AgeStatsFiltered <- AgeStats %>%
filter(age >= 16, age <= 40) %>%
select(age, AverageOverall, AveragePotential) %>%
pivot_longer(cols = c(AverageOverall, AveragePotential),
names_to = "Attribute", values_to = "Score")
ggplot(AgeStatsFiltered, aes(x = age, y = Score, color = Attribute)) +
geom_line(size = 1.2) +
geom_point(size = 3) +
scale_color_brewer(palette = "Set1") +
scale_x_continuous(limits = c(16, 40), expand = c(0, 0), breaks = seq(16, 40, by = 4)) +
labs(title = "Comparison of Overall and Potential Attributes Across Age Groups",
x = "Player Age",
y = "Attribute Score (0-100)",
color = "Attribute",
caption = "Fig. 4 re-applies the potential attribute curve while also adding in the overall performance metric") +
theme_bw()
ggsave("Fig4_MiniProject2.png")
In this analysis of FIFA 2018 player data, the following conclusions were drawn from the data set:
Through these visualizations, it was attempted to showcase the story of both the universality of the sport across the world and across different age ranges. The initial map was created to show the worldwide response to the game, whereas the age plots showed not only the distribution, but also that those in theirs 30s were still performing considerably relative to younger athletes. While some declines were shown in the data, relatively higher overall scores proved the sport was not impossible for older athletes to excel in. Furthermore, on the younger athlete side, Fig. 4 helped showcase the rapid room for overall growth in earlier phases of development with, in the worst case of the trends, minor stagnation in later years of play. With this work, the universality of sports was presented both in terms of age and nationality, showing that sports are one of the primary ways the world is brought together.

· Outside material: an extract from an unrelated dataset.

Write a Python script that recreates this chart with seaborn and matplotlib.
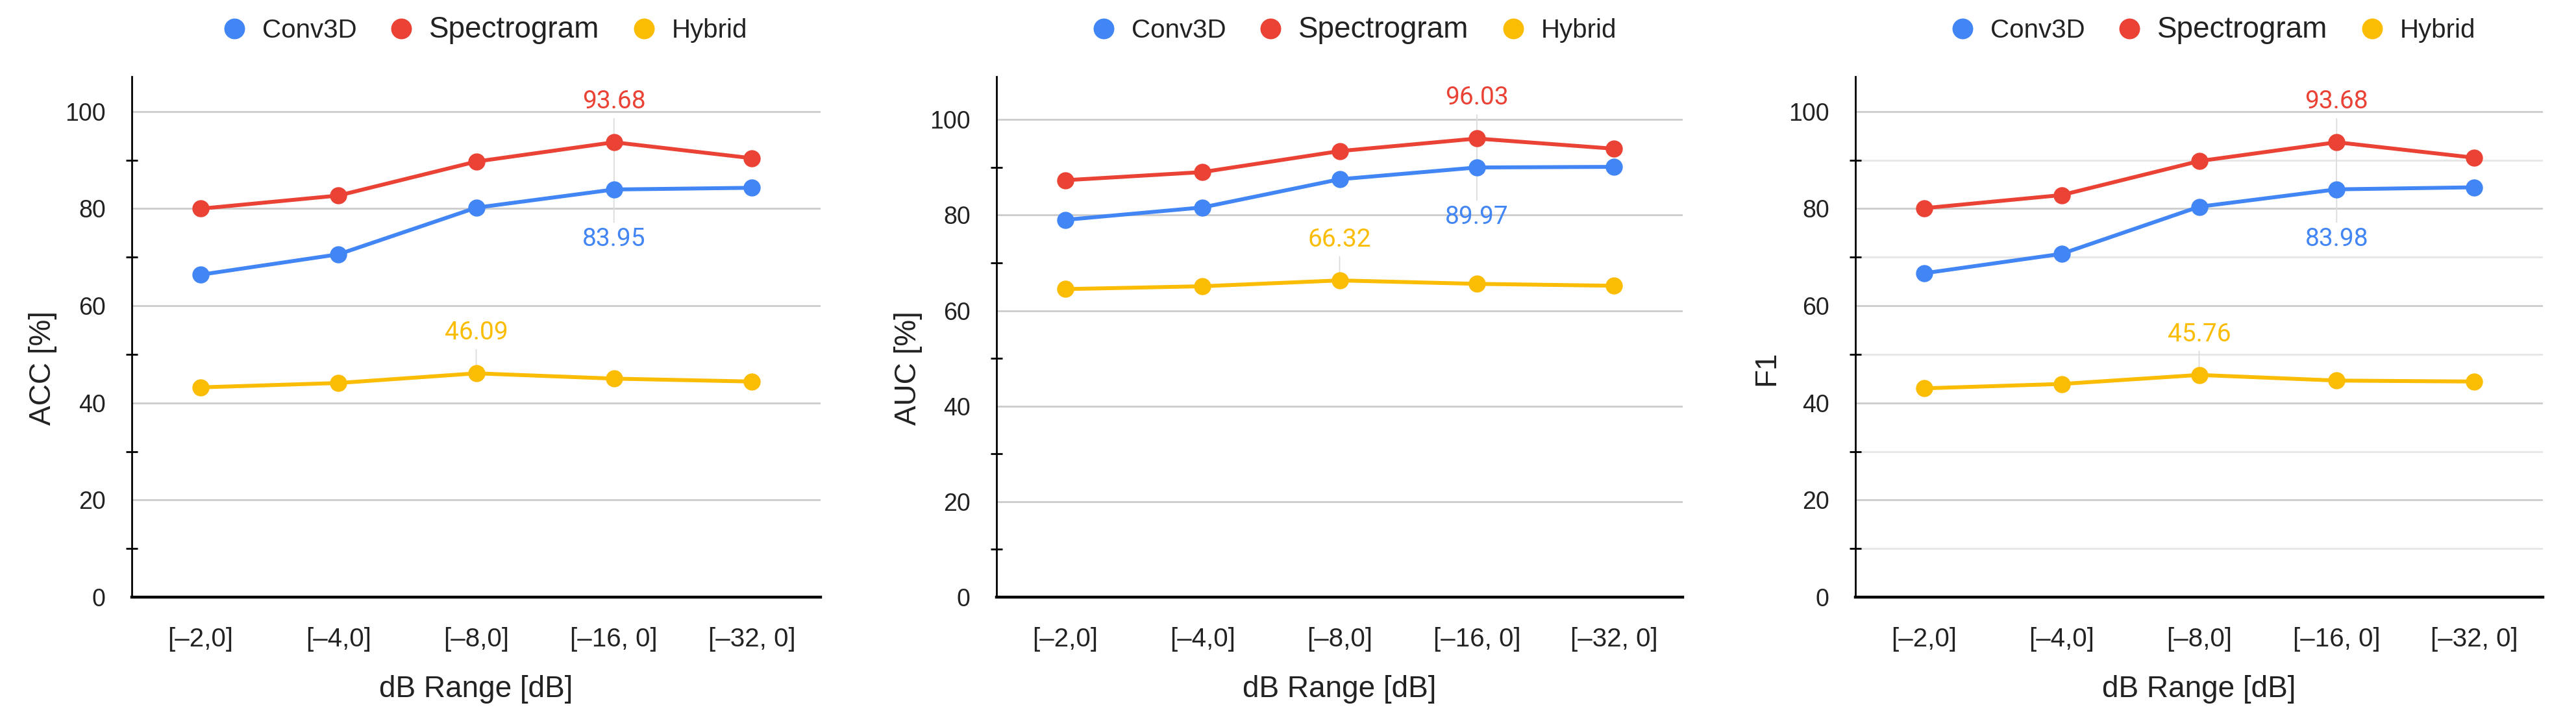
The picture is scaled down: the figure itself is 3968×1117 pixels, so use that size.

Reflecting on this work, data visualization principles were followed more evidently than the previous mini project both with respect to analysis and presentation. On the analysis side, plotting the extra visualizations of overall performance after reading the statistical plot prevented misrepresentation of trends that would have otherwise been simple to mistaken. This level of care and precision and data manipulation was not as necessary in the previous mini project and served as a lesson for future work. On the presentation side, more effort was put into scheming in the sense of using the RColorBrewer package to ensure line colors were more distinct from one another compared to defaults. Additionally, legends were modified to ensure the order of appearance was correlated to the height of the line for simple interpretation. Overall, the continued practice of telling stories through data that are easily understandable were practiced in this work and will continue to be considered in the future.